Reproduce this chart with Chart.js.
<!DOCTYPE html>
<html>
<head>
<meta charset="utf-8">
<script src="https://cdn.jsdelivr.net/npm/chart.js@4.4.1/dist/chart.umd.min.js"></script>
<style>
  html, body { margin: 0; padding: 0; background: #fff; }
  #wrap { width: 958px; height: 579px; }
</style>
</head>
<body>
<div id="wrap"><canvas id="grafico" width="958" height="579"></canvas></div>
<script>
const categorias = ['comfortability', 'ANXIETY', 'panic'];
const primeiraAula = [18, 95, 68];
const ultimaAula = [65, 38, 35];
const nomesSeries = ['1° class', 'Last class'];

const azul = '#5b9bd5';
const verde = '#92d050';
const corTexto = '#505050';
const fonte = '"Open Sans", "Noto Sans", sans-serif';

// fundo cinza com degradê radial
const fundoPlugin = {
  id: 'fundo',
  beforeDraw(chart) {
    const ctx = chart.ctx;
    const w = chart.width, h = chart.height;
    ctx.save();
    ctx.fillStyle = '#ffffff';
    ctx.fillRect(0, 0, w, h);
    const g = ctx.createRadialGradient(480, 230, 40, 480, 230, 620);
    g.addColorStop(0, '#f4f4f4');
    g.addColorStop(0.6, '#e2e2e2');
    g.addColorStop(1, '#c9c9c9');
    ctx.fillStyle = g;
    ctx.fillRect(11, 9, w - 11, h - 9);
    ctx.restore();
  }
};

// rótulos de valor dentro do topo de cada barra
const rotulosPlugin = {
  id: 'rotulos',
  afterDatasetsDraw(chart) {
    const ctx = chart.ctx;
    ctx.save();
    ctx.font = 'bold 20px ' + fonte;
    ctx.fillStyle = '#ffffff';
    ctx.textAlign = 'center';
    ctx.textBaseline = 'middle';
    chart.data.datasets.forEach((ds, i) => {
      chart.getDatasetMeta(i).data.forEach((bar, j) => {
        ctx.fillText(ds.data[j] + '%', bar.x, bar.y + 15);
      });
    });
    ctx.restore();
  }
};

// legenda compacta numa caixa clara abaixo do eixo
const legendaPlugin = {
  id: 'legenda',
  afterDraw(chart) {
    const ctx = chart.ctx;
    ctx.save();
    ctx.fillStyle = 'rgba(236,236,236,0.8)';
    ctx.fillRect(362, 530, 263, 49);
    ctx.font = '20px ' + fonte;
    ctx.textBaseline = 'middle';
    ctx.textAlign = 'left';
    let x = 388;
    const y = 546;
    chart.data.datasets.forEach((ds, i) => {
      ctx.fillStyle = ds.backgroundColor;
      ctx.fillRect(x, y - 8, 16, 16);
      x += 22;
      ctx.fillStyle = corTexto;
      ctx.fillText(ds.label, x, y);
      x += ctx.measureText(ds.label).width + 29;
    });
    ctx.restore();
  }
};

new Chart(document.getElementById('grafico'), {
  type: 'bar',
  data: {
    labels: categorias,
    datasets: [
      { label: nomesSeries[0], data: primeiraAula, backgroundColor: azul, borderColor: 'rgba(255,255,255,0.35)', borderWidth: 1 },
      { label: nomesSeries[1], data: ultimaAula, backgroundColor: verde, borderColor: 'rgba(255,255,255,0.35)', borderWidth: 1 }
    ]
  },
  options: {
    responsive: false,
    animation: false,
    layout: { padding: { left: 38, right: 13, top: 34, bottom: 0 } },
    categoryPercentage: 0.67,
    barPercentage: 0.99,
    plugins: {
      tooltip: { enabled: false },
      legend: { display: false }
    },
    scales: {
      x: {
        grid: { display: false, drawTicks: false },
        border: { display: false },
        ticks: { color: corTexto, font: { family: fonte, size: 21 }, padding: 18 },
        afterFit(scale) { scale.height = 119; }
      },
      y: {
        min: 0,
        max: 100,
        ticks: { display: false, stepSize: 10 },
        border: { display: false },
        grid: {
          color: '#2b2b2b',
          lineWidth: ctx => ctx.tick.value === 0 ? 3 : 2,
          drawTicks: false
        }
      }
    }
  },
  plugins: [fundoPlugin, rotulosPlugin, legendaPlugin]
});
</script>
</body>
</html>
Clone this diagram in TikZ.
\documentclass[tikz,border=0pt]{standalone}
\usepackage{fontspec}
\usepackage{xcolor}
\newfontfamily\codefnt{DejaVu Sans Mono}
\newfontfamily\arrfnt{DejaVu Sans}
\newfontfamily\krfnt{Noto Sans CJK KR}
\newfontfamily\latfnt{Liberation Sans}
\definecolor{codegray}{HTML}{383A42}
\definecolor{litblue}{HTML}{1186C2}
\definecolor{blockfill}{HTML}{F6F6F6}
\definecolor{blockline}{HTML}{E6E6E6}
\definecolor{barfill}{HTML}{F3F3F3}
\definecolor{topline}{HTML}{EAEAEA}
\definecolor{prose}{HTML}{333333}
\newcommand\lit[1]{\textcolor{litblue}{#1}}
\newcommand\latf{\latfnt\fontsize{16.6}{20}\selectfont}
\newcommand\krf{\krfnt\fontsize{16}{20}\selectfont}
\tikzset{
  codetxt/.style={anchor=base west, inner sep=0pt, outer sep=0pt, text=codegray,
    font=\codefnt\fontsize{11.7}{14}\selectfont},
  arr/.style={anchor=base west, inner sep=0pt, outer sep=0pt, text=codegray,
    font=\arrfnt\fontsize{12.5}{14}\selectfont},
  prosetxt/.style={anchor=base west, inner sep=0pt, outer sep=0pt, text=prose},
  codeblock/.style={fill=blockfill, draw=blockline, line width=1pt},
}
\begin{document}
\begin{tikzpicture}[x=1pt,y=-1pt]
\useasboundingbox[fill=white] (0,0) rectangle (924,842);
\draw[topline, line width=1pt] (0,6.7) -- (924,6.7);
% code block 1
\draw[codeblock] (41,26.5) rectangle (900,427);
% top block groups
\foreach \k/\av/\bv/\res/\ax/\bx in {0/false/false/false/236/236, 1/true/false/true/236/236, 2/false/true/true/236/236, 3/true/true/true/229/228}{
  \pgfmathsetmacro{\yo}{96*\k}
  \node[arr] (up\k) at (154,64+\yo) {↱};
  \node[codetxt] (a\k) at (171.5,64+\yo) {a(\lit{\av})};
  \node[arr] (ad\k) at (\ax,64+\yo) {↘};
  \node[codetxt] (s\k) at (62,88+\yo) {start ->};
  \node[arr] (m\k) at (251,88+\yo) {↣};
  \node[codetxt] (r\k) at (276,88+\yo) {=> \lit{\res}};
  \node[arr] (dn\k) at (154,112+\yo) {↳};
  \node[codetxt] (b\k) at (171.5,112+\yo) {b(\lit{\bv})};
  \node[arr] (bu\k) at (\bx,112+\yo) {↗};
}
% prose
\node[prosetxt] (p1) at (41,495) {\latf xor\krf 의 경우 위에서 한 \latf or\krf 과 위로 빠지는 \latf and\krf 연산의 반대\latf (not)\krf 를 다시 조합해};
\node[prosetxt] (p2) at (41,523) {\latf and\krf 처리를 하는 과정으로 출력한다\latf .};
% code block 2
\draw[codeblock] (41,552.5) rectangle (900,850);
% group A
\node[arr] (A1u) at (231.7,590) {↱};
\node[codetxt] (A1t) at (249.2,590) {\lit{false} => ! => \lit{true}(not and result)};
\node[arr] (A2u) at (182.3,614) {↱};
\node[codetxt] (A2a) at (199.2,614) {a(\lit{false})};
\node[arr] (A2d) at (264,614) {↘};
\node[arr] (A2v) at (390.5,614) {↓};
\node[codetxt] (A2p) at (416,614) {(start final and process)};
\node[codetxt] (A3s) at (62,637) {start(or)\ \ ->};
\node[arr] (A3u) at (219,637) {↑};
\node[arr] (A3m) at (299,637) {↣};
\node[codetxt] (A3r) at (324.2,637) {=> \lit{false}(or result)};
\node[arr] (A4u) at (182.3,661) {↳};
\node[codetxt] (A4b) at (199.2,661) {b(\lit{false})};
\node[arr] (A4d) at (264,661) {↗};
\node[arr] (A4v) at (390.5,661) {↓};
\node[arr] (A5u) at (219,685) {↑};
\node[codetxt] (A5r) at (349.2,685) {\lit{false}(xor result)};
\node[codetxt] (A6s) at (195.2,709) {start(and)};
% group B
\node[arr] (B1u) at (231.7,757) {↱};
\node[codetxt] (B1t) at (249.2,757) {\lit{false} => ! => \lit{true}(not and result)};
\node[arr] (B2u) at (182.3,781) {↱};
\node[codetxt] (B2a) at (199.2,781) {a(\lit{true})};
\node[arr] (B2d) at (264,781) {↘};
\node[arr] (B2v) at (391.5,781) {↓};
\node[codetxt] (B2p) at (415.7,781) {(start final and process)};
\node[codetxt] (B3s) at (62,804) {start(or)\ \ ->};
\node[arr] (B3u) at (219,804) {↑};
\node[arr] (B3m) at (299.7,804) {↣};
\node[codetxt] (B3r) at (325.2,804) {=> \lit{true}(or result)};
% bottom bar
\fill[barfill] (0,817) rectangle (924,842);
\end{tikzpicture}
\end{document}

____

Pull every line containing "this" out of the records.

Reproduce this chart with Chart.js.
Clone this diagram in TikZ.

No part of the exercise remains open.